In The Marriage of Heaven and Hell, William Blake writes about Milton that he “a true Poet, and of the Devil’s party without knowing it” (Blake and Keynes). So, maybe we can assume that Milton did not intend on having Satan, the Devil, as the hero of his story. Maybe Milton intended to destroy Satan’s character; perhaps it is his failure that led to portraying Lucifer in a heroic light. Eustace Tillyard presents a more moderate perspective as he points out Milton’s deliberate and unwitting intentions of portraying Satan as the hero. According to him, Milton indeed intentionally wanted his Satan to be a personification of unbridled passions. He wanted readers to despise him and inspire horror, and in turn, make them sympathize with him (Tillyard 193).
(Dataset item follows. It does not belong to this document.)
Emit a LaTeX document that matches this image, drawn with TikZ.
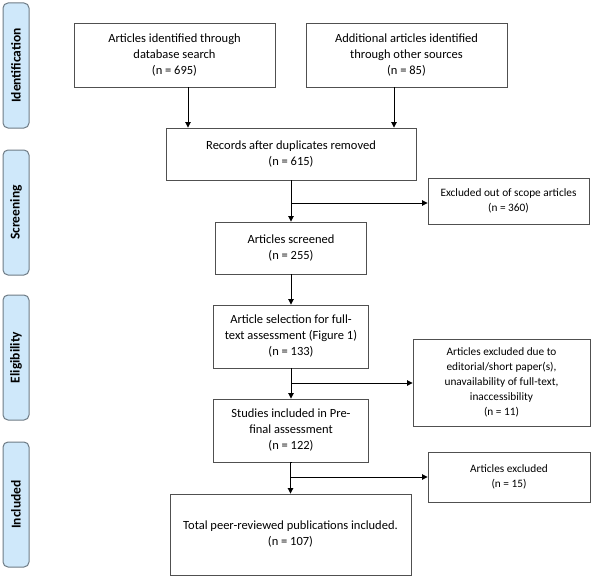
\documentclass[tikz,border=0pt]{standalone}
\usepackage{fontspec}
\setmainfont{Carlito}
\usetikzlibrary{arrows.meta}
\definecolor{sidefill}{HTML}{CFE8FA}
\definecolor{sideline}{HTML}{6E7B85}
\definecolor{boxline}{HTML}{505050}
\tikzset{
  mainbox/.style={draw=boxline, line width=0.9pt, fill=white, align=center, inner sep=2pt,
    font=\fontsize{12.5}{16}\selectfont},
  sidebox/.style={draw=boxline, line width=0.9pt, fill=white, align=center, inner sep=2pt,
    font=\fontsize{11.3}{15}\selectfont},
  phase/.style={draw=sideline, line width=1pt, fill=sidefill, rounded corners=5pt,
    minimum width=125pt, minimum height=26pt, rotate=90, inner sep=0pt,
    font=\fontsize{13.5}{15}\bfseries\selectfont},
  arr/.style={-{Triangle[length=5.5pt,width=5.5pt]}, line width=0.9pt, black},
  ln/.style={line width=0.9pt, black}
}
\begin{document}
\begin{tikzpicture}[x=1pt,y=-1pt]
\useasboundingbox (0,0) rectangle (594,578);
% phase labels
\node[phase] (pid) at (16,65.5) {Identification};
\node[phase] (psc) at (16,212.5) {Screening};
\node[phase] (pel) at (16,357.5) {Eligibility};
\node[phase] (pin) at (16,504.5) {Included};
% boxes
\node[mainbox, minimum width=201pt, minimum height=64pt] (db) at (174.5,55)
  {Articles identified through\\database search\\(n = 695)};
\node[mainbox, minimum width=201pt, minimum height=64pt] (other) at (406.5,55)
  {Additional articles identified\\through other sources\\(n = 85)};
\node[mainbox, minimum width=250pt, minimum height=52pt] (rec) at (291,154)
  {Records after duplicates removed\\(n = 615)};
\node[sidebox, minimum width=161pt, minimum height=46pt] (ex1) at (508.5,201)
  {Excluded out of scope articles\\(n = 360)};
\node[mainbox, minimum width=151pt, minimum height=52pt] (scr) at (291,248)
  {Articles screened\\(n = 255)};
\node[mainbox, minimum width=155pt, minimum height=63pt] (sel) at (291,336.5)
  {Article selection for full-\\text assessment (Figure 1)\\(n = 133)};
\node[sidebox, minimum width=177pt, minimum height=87pt] (ex2) at (501.5,382.5)
  {Articles excluded due to\\editorial/short paper(s),\\unavailability of full-text,\\inaccessibility\\(n = 11)};
\node[mainbox, minimum width=155pt, minimum height=63pt] (stu) at (291,430.5)
  {Studies included in Pre-\\final assessment\\(n = 122)};
\node[sidebox, minimum width=162pt, minimum height=50pt] (ex3) at (509,477)
  {Articles excluded\\(n = 15)};
\node[mainbox, minimum width=241pt, minimum height=81pt] (tot) at (290.5,534.5)
  {Total peer-reviewed publications included.\\(n = 107)};
% connectors
\draw[arr] (db.south -| 188,0) -- (rec.north -| 188,0);
\draw[arr] (other.south -| 394,0) -- (rec.north -| 394,0);
\draw[arr] (rec.south) -- (scr.north);
\draw[arr] (scr.south) -- (sel.north);
\draw[arr] (sel.south) -- (stu.north);
\draw[arr] (stu.south) -- (tot.north |- stu.south) -- (tot.north);
\coordinate (b1) at (291,203);
\coordinate (b2) at (291,383);
\coordinate (b3) at (291,477);
\draw[arr] (b1) -- (b1 -| ex1.west);
\draw[arr] (b2) -- (b2 -| ex2.west);
\draw[arr] (b3) -- (b3 -| ex3.west);
\end{tikzpicture}
\end{document}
Milton intended Satan to become an incarnation of the ill passions that entered into mankind at the fall, so that his readers could feel the same sympathy for him that they feel for their own souls.
In conclusion, above all the evidence presented, it is the non transparent nature of Satan’s character, which is not exhibited by any of the other characters, which proves that Lucifer is the hero in book I of Paradise Lost. Milton’s depicts God, Adam and Eve leading extremely simple existences. However, Satan’s deceptive behavior and nature can be referred to as “art de vivre.” John Carey agrees that the character has far more “depth” than the others. The way Milton has presented his Satan, readers cannot help but feel admiration and sympathy for him. As Rostrevor Hamilton states, it is because Satan is “ultimately real, while the inhabitants of Heaven are remote and strange” (Hamilton 39) that he is admired as an unlikely hero.